Rows from a dataset of charts and code
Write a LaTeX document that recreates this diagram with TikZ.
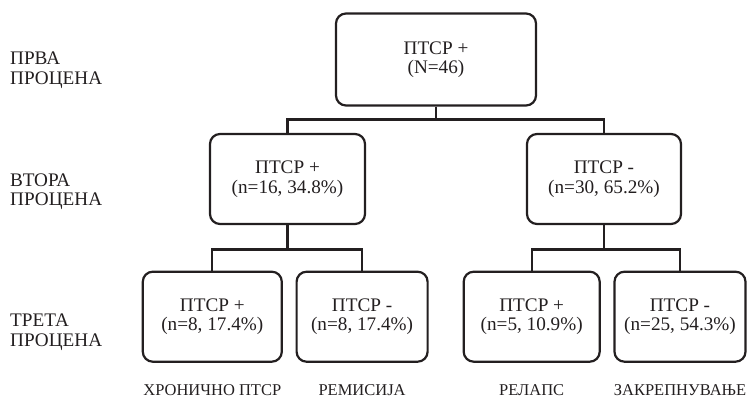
\documentclass[tikz,border=0pt]{standalone}
\usepackage{fontspec}
\setmainfont{Liberation Serif}
\usetikzlibrary{positioning}
\definecolor{ink}{RGB}{35,31,32}

\begin{document}
\begin{tikzpicture}[x=1pt,y=-1pt,
    box/.style={draw=ink,line width=2.2pt,rounded corners=10pt,align=center,text=ink,
        minimum height=90pt,inner sep=0pt,font=\fontsize{19.2}{19.5}\selectfont},
    stage/.style={anchor=north west,align=left,inner sep=0pt,text=ink,
        font=\fontsize{19.2}{19.5}\selectfont},
    outcome/.style={inner sep=0pt,text=ink,font=\fontsize{16.5}{16.5}\selectfont},
    link/.style={draw=ink,line width=2.2pt}]
\useasboundingbox (0,0) rectangle (747,399);

% First assessment
\node[box,minimum width=200pt,minimum height=92pt] (p1) at (436,59.5) {ПТСР +\\(N=46)};

% Second assessment
\node[box,minimum width=155pt] (v1) at (287.5,179) {ПТСР +\\(n=16, 34.8\%)};
\node[box,minimum width=154pt] (v2) at (604,179) {ПТСР -\\(n=30, 65.2\%)};

% Third assessment
\node[box,minimum width=139pt] (t1) at (212.3,316.7) {ПТСР +\\(n=8, 17.4\%)};
\node[box,minimum width=131pt] (t2) at (362.1,316.7) {ПТСР -\\(n=8, 17.4\%)};
\node[box,minimum width=136pt] (t3) at (531.7,316.7) {ПТСР +\\(n=5, 10.9\%)};
\node[box,minimum width=131pt] (t4) at (680,316.7) {ПТСР -\\(n=25, 54.3\%)};

% Stage labels
\node[stage] (s1) at (10,51.7) {ПРВА\\ПРОЦЕНА};
\node[stage] (s2) at (10,173.3) {ВТОРА\\ПРОЦЕНА};
\node[stage] (s3) at (10,314) {ТРЕТА\\ПРОЦЕНА};

% Outcomes
\node[outcome,below=21.5pt of t1] (o1) {ХРОНИЧНО ПТСР};
\node[outcome,below=21.5pt of t2] (o2) {РЕМИСИЈА};
\node[outcome,below=21.5pt of t3] (o3) {РЕЛАПС};
\node[outcome,below=21.5pt of t4] (o4) {ЗАКРЕПНУВАЊЕ};

% Tree lines
\draw[link] (p1.south) -- ++(0,12.8) -| (v1.north);
\draw[link] (p1.south) -- ++(0,12.8) -| (v2.north);
\foreach \a/\b in {v1/t1,v1/t2,v2/t3,v2/t4} {
    \draw[link] (\a.south) -- ++(0,24.4) -| (\b.north);
}
\end{tikzpicture}
\end{document}
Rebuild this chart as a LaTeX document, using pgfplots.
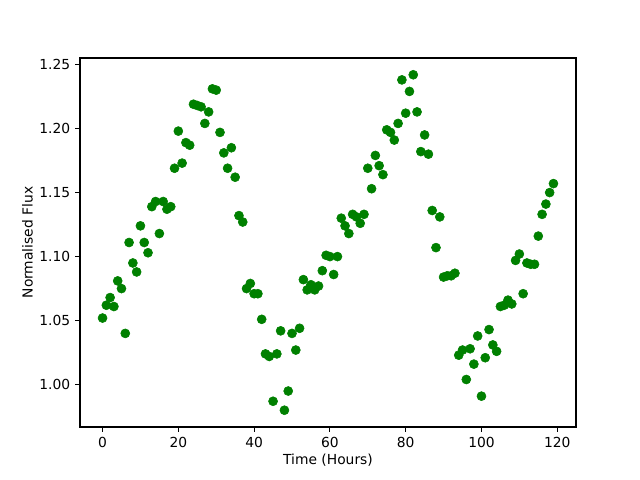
\documentclass[border=0pt]{standalone}
\usepackage{pgfplots}
\pgfplotsset{compat=1.18}
\usepackage{fontspec}
\setmainfont{DejaVu Sans}
\definecolor{mplgreen}{HTML}{008000}
\begin{document}
\fontsize{10}{12}\selectfont
\begin{tikzpicture}
\path[use as bounding box] (-57.6bp,-38.16bp) rectangle (403.2bp,307.44bp);
\begin{axis}[
  at={(0,0)}, anchor=south west,
  scale only axis, width=357.12bp, height=265.68bp,
  xmin=-5.95, xmax=124.95, ymin=0.9669, ymax=1.2551,
  xtick={0,20,40,60,80,100,120},
  ytick={1.00,1.05,1.10,1.15,1.20,1.25},
  yticklabel style={/pgf/number format/.cd, fixed, fixed zerofill, precision=2},
  /pgf/number format/assume math mode=true,
  tick align=outside, tick pos=left,
  major tick length=3.5bp,
  tick style={black, line width=0.8bp},
  axis line style={line width=0.8bp},
  xlabel={Time (Hours)}, ylabel={Normalised Flux},
  xlabel style={yshift=2pt},
  ylabel style={yshift=-2pt},
  every tick label/.append style={font=\fontsize{10}{12}\selectfont},
]
\addplot[only marks, mark=*, mark size=3.25bp, color=mplgreen, mark options={draw=mplgreen, fill=mplgreen}] coordinates {
(0,1.052)(1,1.062)(2,1.068)(3,1.061)(4,1.081)(5,1.075)(6,1.040)(7,1.111)(8,1.095)(9,1.088)
(10,1.124)(11,1.111)(12,1.103)(13,1.139)(14,1.143)(15,1.118)(16,1.143)(17,1.137)(18,1.139)(19,1.169)
(20,1.198)(21,1.173)(22,1.189)(23,1.187)(24,1.219)(25,1.218)(26,1.217)(27,1.204)(28,1.213)(29,1.231)
(30,1.230)(31,1.197)(32,1.181)(33,1.169)(34,1.185)(35,1.162)(36,1.132)(37,1.127)(38,1.075)(39,1.079)
(40,1.071)(41,1.071)(42,1.051)(43,1.024)(44,1.022)(45,0.987)(46,1.024)(47,1.042)(48,0.980)(49,0.995)
(50,1.040)(51,1.027)(52,1.044)(53,1.082)(54,1.074)(55,1.078)(56,1.074)(57,1.077)(58,1.089)(59,1.101)
(60,1.100)(61,1.086)(62,1.100)(63,1.130)(64,1.124)(65,1.118)(66,1.133)(67,1.131)(68,1.126)(69,1.133)
(70,1.169)(71,1.153)(72,1.179)(73,1.171)(74,1.164)(75,1.199)(76,1.197)(77,1.191)(78,1.204)(79,1.238)
(80,1.212)(81,1.229)(82,1.242)(83,1.213)(84,1.182)(85,1.195)(86,1.180)(87,1.136)(88,1.107)(89,1.131)
(90,1.084)(91,1.085)(92,1.085)(93,1.087)(94,1.023)(95,1.027)(96,1.004)(97,1.028)(98,1.016)(99,1.038)
(100,0.991)(101,1.021)(102,1.043)(103,1.031)(104,1.026)(105,1.061)(106,1.062)(107,1.066)(108,1.063)(109,1.097)
(110,1.102)(111,1.071)(112,1.095)(113,1.094)(114,1.094)(115,1.116)(116,1.133)(117,1.141)(118,1.150)(119,1.157)
};
\end{axis}
\end{tikzpicture}
\end{document}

● BRIEF
Give back the whole listing as it stands, minus its pictures.

● WRITTEN SOLUTION
Write a LaTeX document that recreates this diagram with TikZ.
\documentclass[tikz,border=0pt]{standalone}
\usepackage{fontspec}
\setmainfont{Liberation Serif}
\usetikzlibrary{positioning}
\definecolor{ink}{RGB}{35,31,32}

\begin{document}
\begin{tikzpicture}[x=1pt,y=-1pt,
    box/.style={draw=ink,line width=2.2pt,rounded corners=10pt,align=center,text=ink,
        minimum height=90pt,inner sep=0pt,font=\fontsize{19.2}{19.5}\selectfont},
    stage/.style={anchor=north west,align=left,inner sep=0pt,text=ink,
        font=\fontsize{19.2}{19.5}\selectfont},
    outcome/.style={inner sep=0pt,text=ink,font=\fontsize{16.5}{16.5}\selectfont},
    link/.style={draw=ink,line width=2.2pt}]
\useasboundingbox (0,0) rectangle (747,399);

% First assessment
\node[box,minimum width=200pt,minimum height=92pt] (p1) at (436,59.5) {ПТСР +\\(N=46)};

% Second assessment
\node[box,minimum width=155pt] (v1) at (287.5,179) {ПТСР +\\(n=16, 34.8\%)};
\node[box,minimum width=154pt] (v2) at (604,179) {ПТСР -\\(n=30, 65.2\%)};

% Third assessment
\node[box,minimum width=139pt] (t1) at (212.3,316.7) {ПТСР +\\(n=8, 17.4\%)};
\node[box,minimum width=131pt] (t2) at (362.1,316.7) {ПТСР -\\(n=8, 17.4\%)};
\node[box,minimum width=136pt] (t3) at (531.7,316.7) {ПТСР +\\(n=5, 10.9\%)};
\node[box,minimum width=131pt] (t4) at (680,316.7) {ПТСР -\\(n=25, 54.3\%)};

% Stage labels
\node[stage] (s1) at (10,51.7) {ПРВА\\ПРОЦЕНА};
\node[stage] (s2) at (10,173.3) {ВТОРА\\ПРОЦЕНА};
\node[stage] (s3) at (10,314) {ТРЕТА\\ПРОЦЕНА};

% Outcomes
\node[outcome,below=21.5pt of t1] (o1) {ХРОНИЧНО ПТСР};
\node[outcome,below=21.5pt of t2] (o2) {РЕМИСИЈА};
\node[outcome,below=21.5pt of t3] (o3) {РЕЛАПС};
\node[outcome,below=21.5pt of t4] (o4) {ЗАКРЕПНУВАЊЕ};

% Tree lines
\draw[link] (p1.south) -- ++(0,12.8) -| (v1.north);
\draw[link] (p1.south) -- ++(0,12.8) -| (v2.north);
\foreach \a/\b in {v1/t1,v1/t2,v2/t3,v2/t4} {
    \draw[link] (\a.south) -- ++(0,24.4) -| (\b.north);
}
\end{tikzpicture}
\end{document}
Rebuild this chart as a LaTeX document, using pgfplots.
\documentclass[border=0pt]{standalone}
\usepackage{pgfplots}
\pgfplotsset{compat=1.18}
\usepackage{fontspec}
\setmainfont{DejaVu Sans}
\definecolor{mplgreen}{HTML}{008000}
\begin{document}
\fontsize{10}{12}\selectfont
\begin{tikzpicture}
\path[use as bounding box] (-57.6bp,-38.16bp) rectangle (403.2bp,307.44bp);
\begin{axis}[
  at={(0,0)}, anchor=south west,
  scale only axis, width=357.12bp, height=265.68bp,
  xmin=-5.95, xmax=124.95, ymin=0.9669, ymax=1.2551,
  xtick={0,20,40,60,80,100,120},
  ytick={1.00,1.05,1.10,1.15,1.20,1.25},
  yticklabel style={/pgf/number format/.cd, fixed, fixed zerofill, precision=2},
  /pgf/number format/assume math mode=true,
  tick align=outside, tick pos=left,
  major tick length=3.5bp,
  tick style={black, line width=0.8bp},
  axis line style={line width=0.8bp},
  xlabel={Time (Hours)}, ylabel={Normalised Flux},
  xlabel style={yshift=2pt},
  ylabel style={yshift=-2pt},
  every tick label/.append style={font=\fontsize{10}{12}\selectfont},
]
\addplot[only marks, mark=*, mark size=3.25bp, color=mplgreen, mark options={draw=mplgreen, fill=mplgreen}] coordinates {
(0,1.052)(1,1.062)(2,1.068)(3,1.061)(4,1.081)(5,1.075)(6,1.040)(7,1.111)(8,1.095)(9,1.088)
(10,1.124)(11,1.111)(12,1.103)(13,1.139)(14,1.143)(15,1.118)(16,1.143)(17,1.137)(18,1.139)(19,1.169)
(20,1.198)(21,1.173)(22,1.189)(23,1.187)(24,1.219)(25,1.218)(26,1.217)(27,1.204)(28,1.213)(29,1.231)
(30,1.230)(31,1.197)(32,1.181)(33,1.169)(34,1.185)(35,1.162)(36,1.132)(37,1.127)(38,1.075)(39,1.079)
(40,1.071)(41,1.071)(42,1.051)(43,1.024)(44,1.022)(45,0.987)(46,1.024)(47,1.042)(48,0.980)(49,0.995)
(50,1.040)(51,1.027)(52,1.044)(53,1.082)(54,1.074)(55,1.078)(56,1.074)(57,1.077)(58,1.089)(59,1.101)
(60,1.100)(61,1.086)(62,1.100)(63,1.130)(64,1.124)(65,1.118)(66,1.133)(67,1.131)(68,1.126)(69,1.133)
(70,1.169)(71,1.153)(72,1.179)(73,1.171)(74,1.164)(75,1.199)(76,1.197)(77,1.191)(78,1.204)(79,1.238)
(80,1.212)(81,1.229)(82,1.242)(83,1.213)(84,1.182)(85,1.195)(86,1.180)(87,1.136)(88,1.107)(89,1.131)
(90,1.084)(91,1.085)(92,1.085)(93,1.087)(94,1.023)(95,1.027)(96,1.004)(97,1.028)(98,1.016)(99,1.038)
(100,0.991)(101,1.021)(102,1.043)(103,1.031)(104,1.026)(105,1.061)(106,1.062)(107,1.066)(108,1.063)(109,1.097)
(110,1.102)(111,1.071)(112,1.095)(113,1.094)(114,1.094)(115,1.116)(116,1.133)(117,1.141)(118,1.150)(119,1.157)
};
\end{axis}
\end{tikzpicture}
\end{document}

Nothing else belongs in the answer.